Friday, November 05, 2004
Connie Jo Discoe

BEARDSLEY -- A Beardsley-area farmer-rancher says "the huge wild cat" she spotted last summer had a very long, smooth body, a long tail and "clubby feet." She believes the cat was a mountain lion.

Myrtle Carson, who lives in Colby, Kan., and farms in Rawlins County, reread an entry she made in her daily journal after she saw in the Gazette recently that another mountain lion was spotted in Nebraska.

The story in the Oct 9-10 issue of the Gazette indicated that a hunter photographed a mountain lion east of Sparks, in far north-central Nebraska, near the South Dakota border and the Niobrara River. The cat was the 15th confirmed mountain lion sighting in Nebraska since 1991.

Carson said she saw her big cat Tuesday, May 25, as she was checking freeze damage on her wheat crop. "Drove by the old home place," Myrtle read from her journal.

The old home place was the ranch owned by her mother, Flora Wallace, on the Beaver Creek.

Carson said she was driving on the highway north out of Levant and south of Highway 36 and Beardsley, and approaching the cement bridge west of Otis Dewey's, when "I saw a huge wild cat walk across the road toward the cement culvert."

"It walked like a lion or a tiger," Myrtle read from her journal. She remembers she was about a block away, "and I couldn't believe my eyes. It was very exciting."

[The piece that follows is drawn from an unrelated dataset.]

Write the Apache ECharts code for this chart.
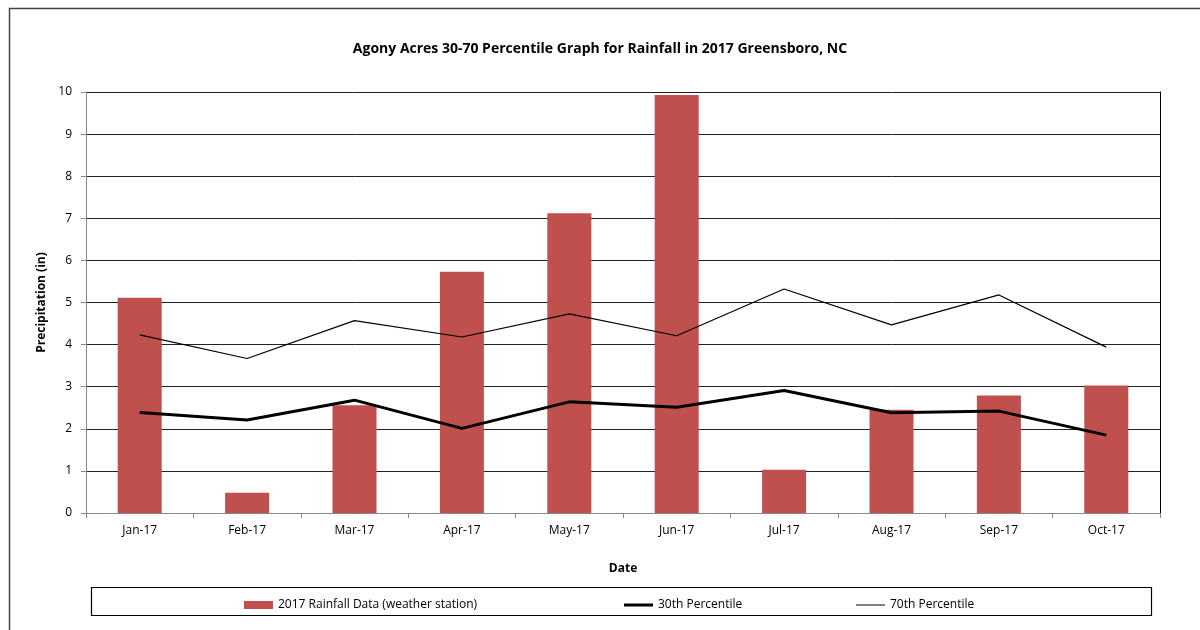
<!DOCTYPE html>
<html>
<head>
<meta charset="utf-8">
<script src="https://cdn.jsdelivr.net/npm/echarts@6/dist/echarts.min.js"></script>
<style>
  html, body { margin: 0; padding: 0; background: #fff; }
  #chart { width: 1200px; height: 630px; }
</style>
</head>
<body>
<div id="chart"></div>
<script>
// months on the x axis
var months = ["Jan-17", "Feb-17", "Mar-17", "Apr-17", "May-17", "Jun-17", "Jul-17", "Aug-17", "Sep-17", "Oct-17"];
// monthly rainfall (in)
var rainfall = [5.11, 0.48, 2.56, 5.73, 7.12, 9.93, 1.03, 2.45, 2.79, 3.03];
// percentile lines
var pct30 = [2.39, 2.21, 2.68, 2.01, 2.64, 2.51, 2.91, 2.38, 2.42, 1.85];
var pct70 = [4.23, 3.67, 4.57, 4.18, 4.73, 4.21, 5.32, 4.47, 5.18, 3.94];

var FONT = "Open Sans";
var chart = echarts.init(document.getElementById("chart"));

var legendText = { fontSize: 12, color: "#000", fontFamily: FONT };

var option = {
  animation: false,
  textStyle: { fontFamily: FONT, color: "#000" },
  title: {
    text: "Agony Acres 30-70 Percentile Graph for Rainfall in 2017 Greensboro, NC",
    left: "center",
    top: 37,
    textStyle: { fontSize: 14, fontWeight: "bold", color: "#000", fontFamily: FONT }
  },
  grid: { left: 86, right: 40, top: 92, bottom: 117 },
  legend: [
    {
      data: [{ name: "2017 Rainfall Data (weather station)", icon: "rect" }],
      left: 239, top: 594, itemWidth: 29, itemHeight: 8,
      textStyle: legendText
    },
    {
      data: [{ name: "30th Percentile", icon: "rect" }],
      left: 619, top: 594, itemWidth: 29, itemHeight: 3,
      textStyle: legendText
    },
    {
      data: [{ name: "70th Percentile", icon: "rect" }],
      left: 851, top: 594, itemWidth: 29, itemHeight: 1,
      textStyle: legendText
    }
  ],
  xAxis: {
    type: "category",
    data: months,
    name: "Date",
    nameLocation: "middle",
    nameGap: 50,
    nameTextStyle: { fontSize: 12, fontWeight: "bold", color: "#000" },
    axisLine: { lineStyle: { color: "#888", width: 1 } },
    axisTick: { show: true, length: 5, lineStyle: { color: "#888" } },
    axisLabel: { fontSize: 12, color: "#000", margin: 12 }
  },
  yAxis: [
    {
      type: "value",
      min: 0, max: 10, interval: 1,
      name: "Precipitation (in)",
      nameLocation: "middle",
      nameGap: 32,
      nameTextStyle: { fontSize: 12, fontWeight: "bold", color: "#000" },
      axisLine: { show: true, lineStyle: { color: "#888", width: 1 } },
      axisTick: { show: true, length: 5, lineStyle: { color: "#888" } },
      axisLabel: { fontSize: 12, color: "#000", margin: 14 },
      splitLine: { lineStyle: { color: "#222", width: 1 } }
    },
    {
      type: "value",
      position: "right",
      min: 0, max: 10, interval: 1,
      axisLine: { show: true, lineStyle: { color: "#000", width: 1 } },
      axisTick: { show: false },
      axisLabel: { show: false },
      splitLine: { show: false }
    }
  ],
  series: [
    {
      name: "2017 Rainfall Data (weather station)",
      type: "bar",
      data: rainfall,
      barWidth: 44,
      itemStyle: { color: "#C0504D" }
    },
    {
      name: "30th Percentile",
      type: "line",
      data: pct30,
      symbol: "none",
      lineStyle: { color: "#000", width: 3 },
      itemStyle: { color: "#000" }
    },
    {
      name: "70th Percentile",
      type: "line",
      data: pct70,
      symbol: "none",
      lineStyle: { color: "#000", width: 1.2 },
      itemStyle: { color: "#000" }
    }
  ],
  graphic: [
    // outer chart-area frame (only top and left edges are visible in the crop)
    { type: "polyline", shape: { points: [[9.5, 630], [9.5, 8.5], [1200, 8.5]] },
      style: { stroke: "#444", lineWidth: 1.5, fill: null }, silent: true },
    // legend box
    { type: "rect", shape: { x: 91.5, y: 587.5, width: 1060, height: 28 },
      style: { stroke: "#000", lineWidth: 1.2, fill: null }, silent: true, z: -1 }
  ]
};

chart.setOption(option);
</script>
</body>
</html>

She said she drove slowly to the culvert on the west side of the road and stopped. "I could see where he went in," she said. "He didn't come out, and I didn't want to get out," she laughed.

Carson said she immediately notified neighbors. "I talked to Walt Bates," her journal indicates. "He will get word to Monty Biggs," who has the place closest to the culvert, she said.

Carson said others have seen the cat. "We all leave it alone," she said. "We all get along with it."

Carson figures the mountain lion came in from the Rockies.

"He wouldn't ever need to kill cattle," she said. "There's plenty of deer and wild turkeys. Maybe even prairie dogs -- they're thick."

"And the culvert will be nice to winter in," she said. "It's near water.